How good is man’s life, the mere living! How fit to employ
All the heart and the soul and the senses forever in joy!
(Robert Browning)

EACH ONE OF OUR FIVE SENSES IS A WONDERFUL THING, BUT THE COMBINATION OF ALL OF THEM WORKING TOGETHER IS EVEN MORE AMAZING. The interplay of sight, sound, taste, touch, and smell is intricate. What a world they open up to us! What a delight to drink in the power and the beauty that our senses reveal to us!

As I have written elsewhere, we would do well to use our senses more fully and more actively. Rather than allowing each day’s sensual experiences to simply wash over us, we should contemplate them and relish them. We should deliberately touch and taste and hear new things. Like our other capacities, our sensory abilities will expand if we exercise them, and if we don’t do so, they will diminish.

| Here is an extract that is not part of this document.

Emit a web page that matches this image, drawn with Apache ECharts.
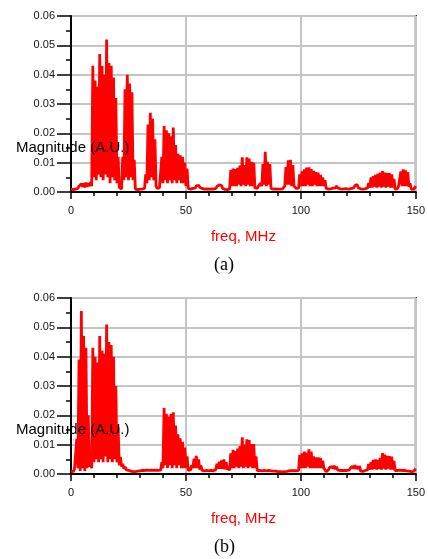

But I would offer this warning: our senses are tools or instruments, and they should only be used in the service of honorable work. To say that something is “sensual” is simply to say it comes to us by our senses. In itself, sensory experience is morally neutral, but our senses can lead us into evil if they are not governed by valid principles. In the world as it now is, much that could be experienced with our senses is degrading and destructive. But we damage ourselves, and we dishonor our Creator, when we use our senses in ways that degrade us. So we should be careful what we take in with our senses.

That said, however, it is still true that our senses are wonderful endowments. They bring us great joy. And no small part of the joy is sharing what we have experienced. If you are not accustomed to doing this, I advise you to try it. When you’ve seen something interesting, tell somebody about it. When you’ve heard a song or a sound that thrilled you, describe it to another person. Even the texture of things we touch and the aroma of things we smell are worth talking about.

Too often we don’t value our senses until we lose one of them, and the loss of even one sense is a profound sadness. But even when that happens (as it will to most of us eventually), what we find is that our other capacities are sharpened and made more exquisite. As our physical senses fail, our hearts long all the more for their true home.

“The loss of a sense adds as much beauty to the world as its acquisition” (Marcel Proust).